Mauritius Times : A l’initiative du Board of Investment, un ‘International Advisory Board’, composé de “high-profile international business persons and academics” s’est réuni pour la deuxième fois au début de cette semaine pour réfléchir sur et tracer le ‘roadmap’ en vue de placer Maurice sur la voie d’un ‘high-income developing country’. L’ambition est bien présente, mais s'est-on vraiment donné les moyens et l’encadrement nécessaire afin de réussir ce pari ?
Vu le nombre de consultancies et de White
Papers que nous avons vu défiler depuis trop longtemps, sans la moindre
concrétisation dans les faits, mais souvent à grands frais, je ne peux
m’empêcher d’exprimer mon scepticisme.
Qu’avons-nous fait de ‘Vision 2020’, par exemple, le fruit d’une
des rares collaborations fructueuses et nationales ? Bien qu’énoncé de
manière relativement abstraite, ce « roadmap » a le mérite
d’être cohérent, un qualificatif que nous aurions du mal à attribuer à tout ce
qui s’agite autour de nous aujourd’hui.
Je relève ici deux tendances qui non seulement disempower
les ressources humaines mais dont le fondement est trop décousu pour escompter
le moindre bilan positif.
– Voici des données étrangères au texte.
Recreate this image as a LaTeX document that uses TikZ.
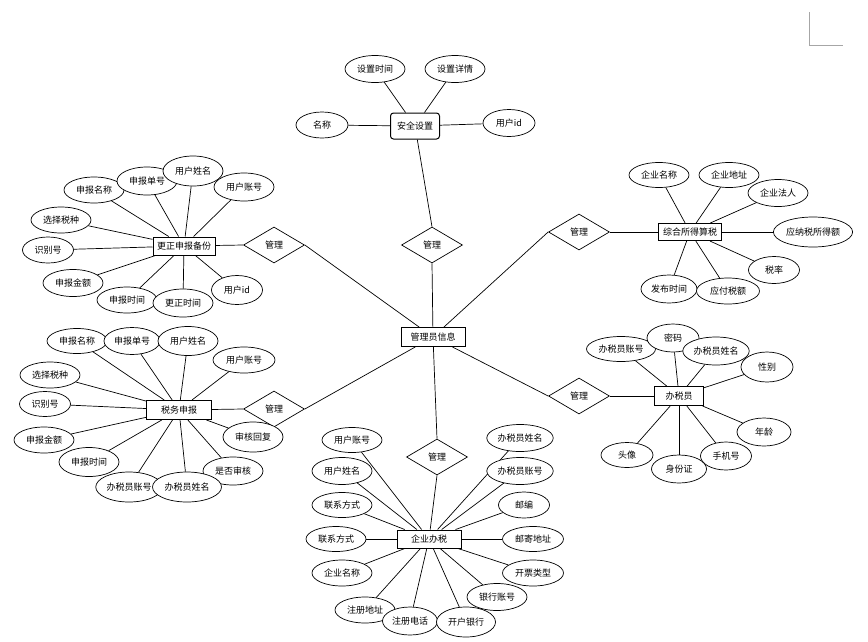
\documentclass[tikz,border=0pt]{standalone}
\usepackage{fontspec}
\setmainfont{Noto Sans CJK SC}
\usetikzlibrary{shapes.geometric,backgrounds}
\begin{document}
\begin{tikzpicture}[x=1pt,y=-1pt,font=\fontsize{9}{11}\selectfont]
        \tikzstyle{entity}=[rectangle,draw,line width=1pt,fill=white,minimum height=18pt,inner xsep=4pt,inner ysep=1pt]
        \tikzstyle{attr}=[ellipse,draw,line width=0.7pt,fill=white,minimum width=60pt,minimum height=26pt,inner sep=1pt]
        \tikzstyle{rel}=[diamond,draw,line width=0.7pt,fill=white,aspect=1.7,minimum width=61pt,minimum height=36pt,inner sep=0pt]
        \tikzstyle{edge}=[draw,line width=0.7pt]
        \useasboundingbox (0,0) rectangle (868,641);
        \draw[gray!70,line width=0.8pt] (809,12) -- (809,45) -- (843,45);
       \begin{scope}
         \node [entity,minimum width=64pt,minimum height=19pt] (e0) at (433,337) {管理员信息};
         \node [rel] (r1) at (432,245) {管理};
         \node [rel] (r2) at (274,245) {管理};
         \node [rel] (r3) at (579,232) {管理};
         \node [rel] (r4) at (274,409) {管理};
         \node [rel] (r5) at (579,396) {管理};
         \node [rel] (r6) at (437,457) {管理};

         \node [entity,rounded corners=3pt,minimum width=49pt,minimum height=26pt] (e1) at (415,126) {安全设置};
         \node [attr,minimum height=27pt] (a11) at (375,69) {设置时间};
         \node [attr,minimum height=27pt] (a12) at (455,69) {设置详情};
         \node [attr,minimum width=52pt] (a13) at (322,125) {名称};
         \node [attr,minimum width=52pt,minimum height=27pt] (a14) at (509,123) {用户id};

         \node [entity,minimum width=62pt] (e2) at (184,246) {更正申报备份};
         \node [attr] (a21) at (94,190) {申报名称};
         \node [attr,minimum height=28pt] (a22) at (147,181) {申报单号};
         \node [attr,minimum height=30pt] (a23) at (193,171) {用户姓名};
         \node [attr,minimum height=28pt] (a24) at (244,187) {用户账号};
         \node [attr] (a25) at (61,220) {选择税种};
         \node [attr,minimum width=51pt] (a26) at (48,250) {识别号};
         \node [attr,minimum height=27pt] (a27) at (73,283) {申报金额};
         \node [attr] (a28) at (127,300) {申报时间};
         \node [attr,minimum height=28pt] (a29) at (183,303) {更正时间};
         \node [attr,minimum width=51pt,minimum height=29pt] (a20) at (237,290) {用户id};

         \node [entity,minimum width=63pt,minimum height=17pt] (e3) at (690,232) {综合所得算税};
         \node [attr,minimum height=25pt] (a31) at (659,175) {企业名称};
         \node [attr,minimum height=25pt] (a32) at (729,175) {企业地址};
         \node [attr,minimum height=27pt] (a33) at (778,193) {企业法人};
         \node [attr,minimum height=30pt] (a34) at (813,232) {应纳税所得额};
         \node [attr,minimum width=51pt,minimum height=27pt] (a35) at (774,270) {税率};
         \node [attr,minimum width=56pt,minimum height=28pt] (a36) at (669,289) {发布时间};
         \node [attr,minimum width=63pt] (a37) at (728,291) {应付税额};

         \node [entity,minimum width=65pt,minimum height=19pt] (e4) at (179,410) {税务申报};
         \node [attr,minimum height=25pt] (a41) at (77,341) {申报名称};
         \node [attr,minimum width=56pt,minimum height=27pt] (a42) at (132,341) {申报单号};
         \node [attr,minimum height=29pt] (a43) at (188,341) {用户姓名};
         \node [attr,minimum width=62pt] (a44) at (244,360) {用户账号};
         \node [attr] (a45) at (50,375) {选择税种};
         \node [attr,minimum width=51pt,minimum height=25pt] (a46) at (45,404) {识别号};
         \node [attr] (a47) at (44,440) {申报金额};
         \node [attr,minimum height=29pt] (a48) at (89,462) {申报时间};
         \node [attr,minimum height=30pt] (a49) at (253,437) {审核回复};
         \node [attr,minimum height=28pt] (a40) at (233,471) {是否审核};
         \node [attr,minimum width=62pt,minimum height=30pt] (a4a) at (129,487) {办税员账号};
         \node [attr,minimum width=69pt,minimum height=30pt] (a4b) at (187,487) {办税员姓名};

         \node [entity,minimum width=49pt,minimum height=19pt] (e5) at (679,396) {办税员};
         \node [attr,minimum width=69pt,minimum height=25pt] (a51) at (621,349) {办税员账号};
         \node [attr,minimum width=52pt,minimum height=28pt] (a52) at (673,338) {密码};
         \node [attr,minimum width=61pt,minimum height=28pt] (a53) at (716,351) {办税员姓名};
         \node [attr,minimum width=52pt,minimum height=30pt] (a54) at (767,367) {性别};
         \node [attr,minimum width=54pt,minimum height=28pt] (a55) at (764,432) {年龄};
         \node [attr,minimum width=52pt,minimum height=25pt] (a56) at (627,455) {头像};
         \node [attr,minimum width=55pt,minimum height=28pt] (a57) at (679,469) {身份证};
         \node [attr,minimum width=51pt,minimum height=28pt] (a58) at (726,456) {手机号};

         \node [entity,minimum width=64pt] (e6) at (429,539) {企业办税};
         \node [attr,minimum height=25pt] (a61) at (352,440) {用户账号};
         \node [attr,minimum height=27pt] (a62) at (342,471) {用户姓名};
         \node [attr,minimum height=25pt] (a63) at (342,505) {联系方式};
         \node [attr,minimum height=25pt] (a64) at (336,539) {联系方式};
         \node [attr] (a65) at (342,573) {企业名称};
         \node [attr] (a66) at (365,610) {注册地址};
         \node [attr,minimum width=55pt,minimum height=28pt] (a67) at (410,621) {注册电话};
         \node [attr,minimum width=59pt,minimum height=30pt] (a68) at (466,622) {开户银行};
         \node [attr,minimum height=27pt] (a69) at (497,597) {银行账号};
         \node [attr,minimum width=61pt] (a60) at (533,573) {开票类型};
         \node [attr,minimum width=61pt,minimum height=25pt] (a6a) at (533,539) {邮寄地址};
         \node [attr,minimum width=51pt] (a6b) at (524,505) {邮编};
         \node [attr,minimum height=27pt] (a6c) at (520,471) {办税员账号};
         \node [attr,minimum height=27pt] (a6d) at (520,438) {办税员姓名};

         \begin{pgfonlayer}{background}
         \path[edge] (e1) edge (r1.north) (r1.south) edge (e0);
         \path[edge] (e0) edge (r2.east) (r2.west) edge (e2);
         \path[edge] (e0) edge (r3.west) (r3.east) edge (e3);
         \path[edge] (e0) edge (r4.east) (r4.west) edge (e4);
         \path[edge] (e0) edge (r5.west) (r5.east) edge (e5);
         \path[edge] (e0) edge (r6.north) (r6.south) edge (e6);
         \foreach \a in {a11,a12,a13,a14}
           \path[edge] (e1) edge (\a);
         \foreach \a in {a21,a22,a23,a24,a25,a26,a27,a28,a29,a20}
           \path[edge] (e2) edge (\a);
         \foreach \a in {a31,a32,a33,a34,a35,a36,a37}
           \path[edge] (e3) edge (\a);
         \foreach \a in {a41,a42,a43,a44,a45,a46,a47,a48,a49,a40,a4a,a4b}
           \path[edge] (e4) edge (\a);
         \foreach \a in {a51,a52,a53,a54,a55,a56,a57,a58}
           \path[edge] (e5) edge (\a);
         \foreach \a in {a61,a62,a63,a64,a65,a66,a67,a68,a69,a60,a6a,a6b,a6c,a6d}
           \path[edge] (e6) edge (\a);
         \end{pgfonlayer}
        \end{scope}
      \end{tikzpicture}
\end{document}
D’abord, pourquoi ce complexe pour outsource
la réflexion et nos politiques ? Ensuite, à quoi servent les
fonctionnaires si d’autres organismes doivent être créés en parallèle ? Il
y a beaucoup trop de duplication. Cette propension à alourdir les
charges de l’Etat est une aberration.
Et puis, un roadmap trace les grandes lignes. Il faudrait
compléter avec un policy unit siégeant en permanence, avec une synergie
entre tous les ministères, des représentants de la société civile et du
business, capables de s’inspirer de tout ce qui se fait intelligemment à
travers le monde dans différents domaines avant de proposer des politiques
puisant dans notre vécu et pouvant satisfaire nos aspirations.
L’émergence de leaders politiques et du business éclairés pour
mettre un terme à ce dialogue de sourds qui accentue le mépris réciproque et le
repli identitaire y est cruciale. Le poisson pourrit par la tête dit-on.
Individuellement d’abord, ensuite collectivement.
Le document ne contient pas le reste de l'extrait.